Per quanto concerne la recitazione siamo su livelli altissimi. Inizialmente doveva essere Ingrid Bergman la protagonista, solo che costei giustamente declinò poichè era troppo vecchia per la parte (aveva 40 anni) e propose allo sceneggiatore il nome di Audrey Hepburn. In effetti la scelta non poteva essere che azzeccata; Audrey Hepburn sino ad allora era un'attrice tragicomica; di certo eccellente, però comunque era vista dagli spettatori dell'epoca (e anche di quelli di oggi purtroppo), come un mero modello di eleganza e di buon gusto, cosa che finiva con il far passare in secondo piano le sue notevoli doti recitative. In questo film non avendo i vestiti di Givenchy e guidata dall'eccellente direzione di Zinnemann, da fondo a tutte le sue doti recitative, sfoderando la sua miglior performance recitativa dopo quella in Due Per la Strada di Stanley Donen (1967) e Gli Occhi della Notte di Terrence Young (1967). Solo la diva-anti diva ad Hollywood poteva portare in scena i complessi dubbi esistenziali di questa suora con una recitazione introspettiva, potendo fare affidamento a nulla se non l'ausilio delle mani (quando il copione richiede di scoprirle) e la mimica facciale. Audrey Hepburn ha una caratteristica che nelle attrici dell'epoca ad Hollywood (ma anche oggi), è difficile se non impossibile a trovarsi; la sua profonda fragilità umana. In ogni suo personaggio vi innesta una vasta gamma di emozioni e sentimenti che contribuiscono a dargli un forte spessore tridimensionale, riuscendo anche a colmare eventuali lacune di scritture alla base di esso. Degna di menzione è anche l'interpretazione di Peter Finch che con il suo umorismo ironico intriso di una forte componente sarcastica anti-religiosa (il suo è un personaggio diegetico che serve a mettere in scena lo scontro fede-ragione/laicità), riesce ad essere un perfetto Dottor Fortunati, personaggio che nel minutaggio limitato a disposizione lascia un segno incisivo.

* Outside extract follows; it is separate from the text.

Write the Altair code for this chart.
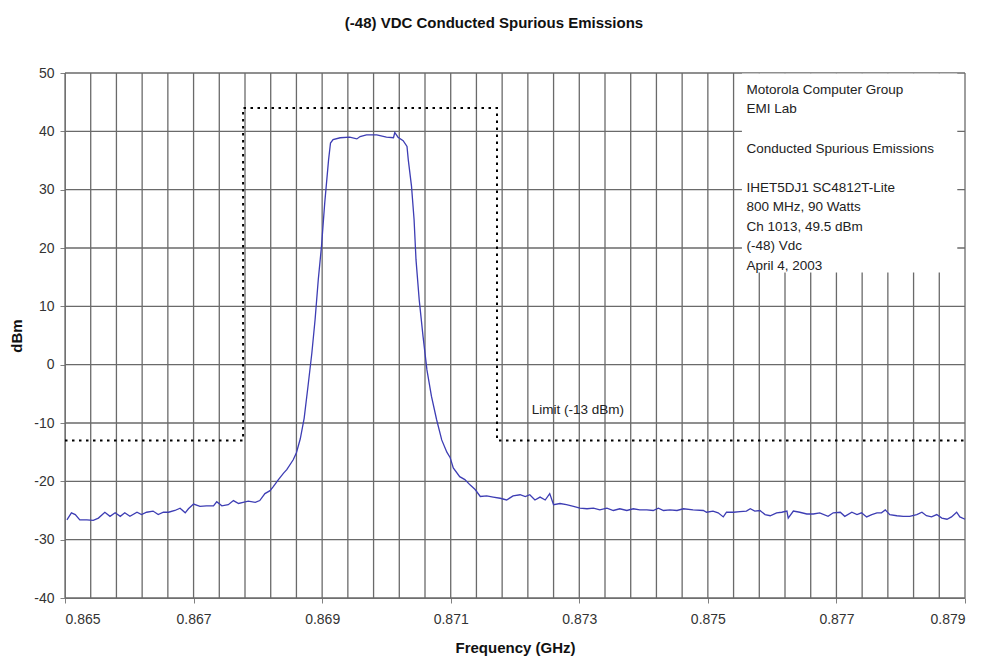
import altair as alt
import pandas as pd

# Measured spectrum trace: frequency (GHz) and level (dBm)
freq_ghz = [
    0.86503, 0.86510, 0.86516, 0.86523, 0.86534, 0.86544, 0.86552, 0.86562, 0.86570, 0.86578,
    0.86586, 0.86593, 0.86601, 0.86612, 0.86619, 0.86627, 0.86637, 0.86645, 0.86653, 0.86661,
    0.86671, 0.86679, 0.86687, 0.86692, 0.86700, 0.86710, 0.86720, 0.86731, 0.86736, 0.86744,
    0.86754, 0.86762, 0.86770, 0.86777, 0.86785, 0.86796, 0.86803, 0.86811, 0.86819, 0.86824,
    0.86832, 0.86840, 0.86845, 0.86855, 0.86860, 0.86866, 0.86872, 0.86878, 0.86884, 0.86889,
    0.86894, 0.86899, 0.86904, 0.86910, 0.86913, 0.86917, 0.86928, 0.86943, 0.86954, 0.86959,
    0.86969, 0.86985, 0.87000, 0.87011, 0.87013, 0.87018, 0.87026, 0.87032, 0.87034, 0.87039,
    0.87043, 0.87046, 0.87051, 0.87057, 0.87063, 0.87070, 0.87078, 0.87086, 0.87094, 0.87099,
    0.87104, 0.87114, 0.87122, 0.87130, 0.87138, 0.87146, 0.87156, 0.87166, 0.87177, 0.87187,
    0.87197, 0.87208, 0.87216, 0.87223, 0.87231, 0.87239, 0.87247, 0.87254, 0.87260, 0.87270,
    0.87280, 0.87291, 0.87301, 0.87312, 0.87322, 0.87332, 0.87343, 0.87353, 0.87363, 0.87374,
    0.87384, 0.87394, 0.87405, 0.87415, 0.87423, 0.87431, 0.87441, 0.87452, 0.87462, 0.87477,
    0.87493, 0.87498, 0.87508, 0.87516, 0.87524, 0.87529, 0.87540, 0.87550, 0.87560, 0.87566,
    0.87573, 0.87581, 0.87589, 0.87597, 0.87607, 0.87615, 0.87623, 0.87625, 0.87633, 0.87643,
    0.87654, 0.87664, 0.87674, 0.87687, 0.87695, 0.87706, 0.87713, 0.87724, 0.87732, 0.87739,
    0.87747, 0.87755, 0.87763, 0.87770, 0.87776, 0.87783, 0.87794, 0.87804, 0.87814, 0.87825,
    0.87833, 0.87840, 0.87848, 0.87856, 0.87864, 0.87872, 0.87879, 0.87887, 0.87892, 0.87900,
]
level_dbm = [
    -26.6, -25.4, -25.7, -26.6, -26.6, -26.7, -26.3, -25.3, -26.0, -25.4,
    -26.0, -25.4, -26.0, -25.3, -25.7, -25.3, -25.1, -25.7, -25.3, -25.3,
    -25.0, -24.6, -25.4, -24.7, -23.9, -24.3, -24.2, -24.2, -23.5, -24.2,
    -24.0, -23.3, -23.8, -23.6, -23.4, -23.6, -23.3, -22.1, -21.6, -20.9,
    -19.7, -18.6, -18.0, -16.3, -15.1, -12.7, -9.2, -3.7, 2.0, 7.7,
    14.6, 20.3, 27.7, 35.1, 38.0, 38.6, 38.9, 39.0, 38.7, 39.1,
    39.4, 39.4, 39.0, 38.9, 39.8, 39.0, 38.4, 37.4, 35.1, 30.6,
    24.9, 18.0, 11.1, 4.8, -0.9, -5.4, -9.4, -12.9, -15.0, -15.9,
    -17.7, -19.2, -19.7, -20.6, -21.4, -22.6, -22.5, -22.7, -22.9, -23.2,
    -22.5, -22.3, -22.6, -22.3, -23.2, -22.7, -23.2, -22.1, -24.0, -23.8,
    -24.0, -24.3, -24.6, -24.7, -24.6, -24.9, -24.6, -25.0, -24.7, -25.0,
    -24.7, -24.9, -24.9, -25.0, -24.6, -25.0, -24.9, -25.0, -24.7, -24.9,
    -25.0, -25.3, -25.1, -25.4, -26.1, -25.3, -25.3, -25.2, -25.1, -24.7,
    -25.1, -25.0, -25.7, -25.9, -25.4, -25.3, -25.1, -26.3, -25.1, -25.3,
    -25.6, -25.6, -25.4, -26.0, -25.4, -25.3, -26.0, -25.3, -25.7, -25.4,
    -26.1, -25.7, -25.4, -25.4, -24.9, -25.7, -25.9, -26.0, -26.0, -25.7,
    -25.3, -25.9, -26.1, -25.7, -26.3, -26.5, -26.1, -25.3, -26.1, -26.5,
]

# Emission mask (limit line) corner points
mask_freq = [0.865, 0.86777, 0.86777, 0.87172, 0.87172, 0.879]
mask_dbm = [-13, -13, 44, 44, -13, -13]

# Axis tick labels and grid positions
x_tick_labels = [0.865, 0.867, 0.869, 0.871, 0.873, 0.875, 0.877, 0.879]
y_tick_labels = [-40, -30, -20, -10, 0, 10, 20, 30, 40, 50]
x_grid = [round(0.865 + 0.0004 * i, 4) for i in range(36)]

# Test information block
info_lines = [
    "Motorola Computer Group",
    "EMI Lab",
    "",
    "Conducted Spurious Emissions",
    "",
    "IHET5DJ1 SC4812T-Lite",
    "800 MHz, 90 Watts",
    "Ch 1013, 49.5 dBm",
    "(-48) Vdc",
    "April 4, 2003",
]

FONT = "Liberation Sans"
GRID = "#6a6a6a"

trace_df = pd.DataFrame({"f": freq_ghz, "dbm": level_dbm})
mask_df = pd.DataFrame({"f": mask_freq, "dbm": mask_dbm, "order": range(len(mask_freq))})
vgrid_df = pd.DataFrame({"f": x_grid})
hgrid_df = pd.DataFrame({"dbm": y_tick_labels})

info_top, info_step = 47.1, -3.35
info_df = pd.DataFrame({
    "txt": info_lines,
    "dbm": [info_top + info_step * i for i in range(len(info_lines))],
    "f": [0.87560] * len(info_lines),
})
info_df = info_df[info_df["txt"] != ""]

box_df = pd.DataFrame({"f": [0.87553], "f2": [0.87888], "y": [15.8], "y2": [49.9]})
limit_label_df = pd.DataFrame({"f": [0.87226], "dbm": [-7.8], "txt": ["Limit (-13 dBm)"]})

xs = alt.Scale(domain=[0.865, 0.879], nice=False, zero=False)
ys = alt.Scale(domain=[-40, 50], nice=False, zero=False)

x_axis = alt.Axis(
    values=x_tick_labels, format=".3f", grid=False, tickSize=5, labelPadding=9,
    title="Frequency (GHz)", titlePadding=14,
)
y_axis = alt.Axis(
    values=y_tick_labels, grid=False, tickSize=5, labelPadding=6,
    labelExpr="toString(datum.value)",
    title="dBm", titlePadding=9,
)


def fx(field="f"):
    return alt.X(f"{field}:Q", scale=xs, axis=x_axis)


def fy(field="dbm"):
    return alt.Y(f"{field}:Q", scale=ys, axis=y_axis)


vgrid = alt.Chart(vgrid_df).mark_rule(color=GRID, strokeWidth=1.3).encode(x=fx())
hgrid = alt.Chart(hgrid_df).mark_rule(color=GRID, strokeWidth=1.3).encode(y=fy())

box = alt.Chart(box_df).mark_rect(color="white").encode(
    x=fx(), x2="f2:Q", y=fy("y"), y2="y2:Q",
)

info_text = alt.Chart(info_df).mark_text(
    align="left", baseline="middle", font=FONT, fontSize=13.5, color="#222"
).encode(x=fx(), y=fy(), text="txt:N")

limit_label = alt.Chart(limit_label_df).mark_text(
    align="left", baseline="middle", font=FONT, fontSize=13.5, color="#222"
).encode(x=fx(), y=fy(), text="txt:N")

mask = alt.Chart(mask_df).mark_line(
    color="black", strokeWidth=2, strokeDash=[2.5, 4.5]
).encode(x=fx(), y=fy(), order="order:Q")

trace = alt.Chart(trace_df).mark_line(color="#3d3db4", strokeWidth=1.3).encode(
    x=fx(), y=fy(),
)

chart = alt.layer(vgrid, hgrid, box, info_text, limit_label, mask, trace).properties(
    width=900,
    height=525,
    autosize=alt.AutoSizeParams(type="none"),
    padding={"left": 65, "top": 73, "right": 22, "bottom": 62},
    title=alt.TitleParams(
        "(-48) VDC Conducted Spurious Emissions",
        font=FONT, fontSize=15, fontWeight="bold", color="#111",
        anchor="middle", dx=-21, dy=3, offset=38,
    ),
    background="white",
).configure_view(stroke=None).configure_axis(
    domainColor="#808080", tickColor="#808080",
    labelFont=FONT, labelFontSize=14, labelColor="#333",
    titleFont=FONT, titleFontSize=15, titleFontWeight="bold", titleColor="#111",
)

chart.save("out.html", embed_options={"renderer": "svg", "actions": False})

Nonostante sia una pellicola dimenticata (del 1959 si ricordano film come A Qualcuno Piace Caldo o Intrigo Internazionale) e stranamente scarsamente considerata dai critici nostrani (Mereghetti gli assegna un misero 2.5 e Morandini solo 3 stelline), all'epoca vinse di tutto e di più (Concha de oro miglior film per Zinnemann e Concha de plata miglior attrice per Audrey Hepburn al Festival di San Sebastian, vari BAFTA, NYC, David di Donatello e una miriade di altri premi, spartiti tra Audrey Hepburn e Zinnemann), ad eccezione degli oscar... ovviamente essendo il film troppo bello per vincere, si beccò 8 nomination, ma zero vittorie (era l'anno di Ben-Hur, un kolossal vecchio stile, efficace e solido; ma un tipico film religioso Hollywoodiano, carente della profondità spirituale ed esistenziale del film di Zinnemann). 
Se non l'avete visto,  credo che una visione sia meritevole e magari riuscite a ricavare altre riflessioni da quest'opera, che di sicuro merita ulteriori revisioni per quanto è stratificata. Se può essere di ulteriore incentivo alla visione, per Scorsese è tra i migliori film usciti da Hollywood a sfondo religioso.